Actually many people have but there is a lot of pushback and excuses. The first one being denial that there is anything wrong, than
excuses that there is pressure from DC. the very latest is that this is Trumps fault, but the decline goes all the way back to the Clinton days.
The third is that that one should shut up and look for ways to take advantage of the current situation since it is true that the labs are in decline but 25 years ago a managers did not have the opportunities to make the same money. The other is that the labs are turning into engineering facilities so naturally science will decrease which is a good thing. A more crazy one is that the fraction of PH.Ds at the labs is dropping so again the science should drop.

In short yes some people are saying something but who knows how much effect it will have or even how many people at the labs care.

Anonymous said...

The NNSA labs have never fully realized or accepted that their fate is totally dependent on the value the public sees in them. This is a function of science education in the country (failing), the level of science education in the population in general (failing), the value and funding attached to scientific research by the government (failing), the threat of nuclear war as seen by the public (failing), and the degree of focus on science by the public media (failing). All signs are down. The country has been dumbed down to a minor third-world state as regards public understanding and appreciation of science. Guess what happens next?

Anonymous said...

Nuclear weapons have been commoditized in the mind of DOE. They don’t need research and science for old tech. No new weapons remember. No testing remember.

Anonymous said...

Just to get back to the original post : Given that the award of a doctorate in any field by a first-class institution is accepted as a recognition of the recipient's ability to do independent research, it follows that the productivity of the individual (cited publications) will be directly related to the challenges accepted by the individual. Few, if any, challenges are more daunting than assuring the effectiveness of our nuclear weapons without any means for directly testing them.

The most important conclusion from this line of critical reasoning is that that the US nuclear stockpile health can be judged by all and sundry by the scientific productivity of LANL and LLNL. Any decline in cited publications can be interpreted as a direct indicator of a decline in our nuclear deterrent. This is not lost on our adversaries!

Anonymous said...

5/27/2019 8:51 AM

You completely miss the point that at LANL and LLNL, no measure based on open refereed publications can ever judge the quality of the weapon designers and modelers since the main thrust and most important body of their work is classified and will never be published except in the very limited peer reviewed (by other weapons scientists in secret) internal publications. These are prestigious in the community, but not in the open world. Yet another sacrifice by these patriots in service to the nation, to be recognized on Memorial Day.

Anonymous said...

8:51am

Correlation? Maybe. I stand by the fact that the technology is decades old and now being performed by third world dictators.

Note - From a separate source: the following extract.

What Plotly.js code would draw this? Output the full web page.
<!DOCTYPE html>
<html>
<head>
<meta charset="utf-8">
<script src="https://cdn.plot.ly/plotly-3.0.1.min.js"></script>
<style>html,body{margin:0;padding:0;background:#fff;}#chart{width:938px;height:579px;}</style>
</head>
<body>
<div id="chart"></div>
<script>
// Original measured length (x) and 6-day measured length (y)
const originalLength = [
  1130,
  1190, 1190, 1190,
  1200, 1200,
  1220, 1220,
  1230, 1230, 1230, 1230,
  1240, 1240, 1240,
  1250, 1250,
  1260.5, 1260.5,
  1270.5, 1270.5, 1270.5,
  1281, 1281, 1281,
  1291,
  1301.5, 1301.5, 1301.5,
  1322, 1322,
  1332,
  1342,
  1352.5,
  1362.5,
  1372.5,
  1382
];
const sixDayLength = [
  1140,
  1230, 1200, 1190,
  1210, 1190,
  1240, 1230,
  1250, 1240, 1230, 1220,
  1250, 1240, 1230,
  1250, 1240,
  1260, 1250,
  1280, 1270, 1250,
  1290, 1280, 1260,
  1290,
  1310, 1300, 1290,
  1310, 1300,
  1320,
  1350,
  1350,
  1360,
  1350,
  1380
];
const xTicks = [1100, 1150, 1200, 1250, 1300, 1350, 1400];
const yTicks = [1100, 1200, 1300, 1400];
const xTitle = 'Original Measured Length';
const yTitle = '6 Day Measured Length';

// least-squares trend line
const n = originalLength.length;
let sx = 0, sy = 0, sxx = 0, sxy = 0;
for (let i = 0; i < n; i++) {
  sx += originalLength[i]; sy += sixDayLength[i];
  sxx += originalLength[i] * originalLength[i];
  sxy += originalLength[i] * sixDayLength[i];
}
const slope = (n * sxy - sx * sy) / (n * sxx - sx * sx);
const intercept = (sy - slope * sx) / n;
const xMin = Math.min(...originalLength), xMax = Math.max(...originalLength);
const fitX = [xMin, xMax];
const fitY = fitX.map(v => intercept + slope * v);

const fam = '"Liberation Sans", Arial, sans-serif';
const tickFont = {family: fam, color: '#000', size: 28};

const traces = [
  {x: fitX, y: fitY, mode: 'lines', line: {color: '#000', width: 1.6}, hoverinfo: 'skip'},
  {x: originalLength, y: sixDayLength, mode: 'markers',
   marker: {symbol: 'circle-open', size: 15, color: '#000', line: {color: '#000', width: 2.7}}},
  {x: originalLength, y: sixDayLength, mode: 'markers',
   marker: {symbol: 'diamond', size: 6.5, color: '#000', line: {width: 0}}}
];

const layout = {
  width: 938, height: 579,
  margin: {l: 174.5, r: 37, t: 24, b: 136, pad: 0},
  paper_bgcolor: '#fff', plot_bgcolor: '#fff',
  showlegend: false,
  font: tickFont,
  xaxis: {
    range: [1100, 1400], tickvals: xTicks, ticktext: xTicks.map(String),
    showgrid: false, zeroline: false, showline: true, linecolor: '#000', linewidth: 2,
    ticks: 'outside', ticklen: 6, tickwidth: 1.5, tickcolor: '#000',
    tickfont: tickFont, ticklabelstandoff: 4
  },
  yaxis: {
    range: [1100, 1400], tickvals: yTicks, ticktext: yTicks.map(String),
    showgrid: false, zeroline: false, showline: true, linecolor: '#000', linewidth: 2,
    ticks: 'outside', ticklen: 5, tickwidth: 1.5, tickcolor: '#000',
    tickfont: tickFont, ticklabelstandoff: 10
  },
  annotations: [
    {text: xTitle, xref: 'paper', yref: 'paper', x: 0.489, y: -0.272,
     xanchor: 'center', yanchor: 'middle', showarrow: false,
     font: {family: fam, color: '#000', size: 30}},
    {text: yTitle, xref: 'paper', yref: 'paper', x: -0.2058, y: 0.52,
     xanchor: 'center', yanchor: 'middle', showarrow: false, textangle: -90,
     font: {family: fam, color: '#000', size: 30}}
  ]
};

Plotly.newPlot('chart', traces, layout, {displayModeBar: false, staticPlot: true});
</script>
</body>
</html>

Does the NNSA value science? This I feel there is adequate evidence to at least hypothesize “No”.

Does the US value the deterrent? A mixed bag for sure. This is what I believe drives our adversaries.

Anonymous said...

"You completely miss the point that at LANL and LLNL, no measure based on open refereed publications can ever judge the quality of the weapon designers and modelers"

You have missed the point of the original post which was that the environment matters more than the pedigree. In other words you
personal excellence is coupled strongly to your environment if the quality of open science is declining at the labs it is probably true the quality of classified science is also declining. It is a variant on the broken windows theory.

Suppose for example that Harvard had a classified research program, it is a good bet that it would be a very strong group since part of the reason it would stick out so much at Harvard if it was mediocre.

Anonymous said...

5/28/2019 5:46 PM

Nice load of supposition and assumption. "Probably true"..."good bet"...

Thanks for posting your inane thought process.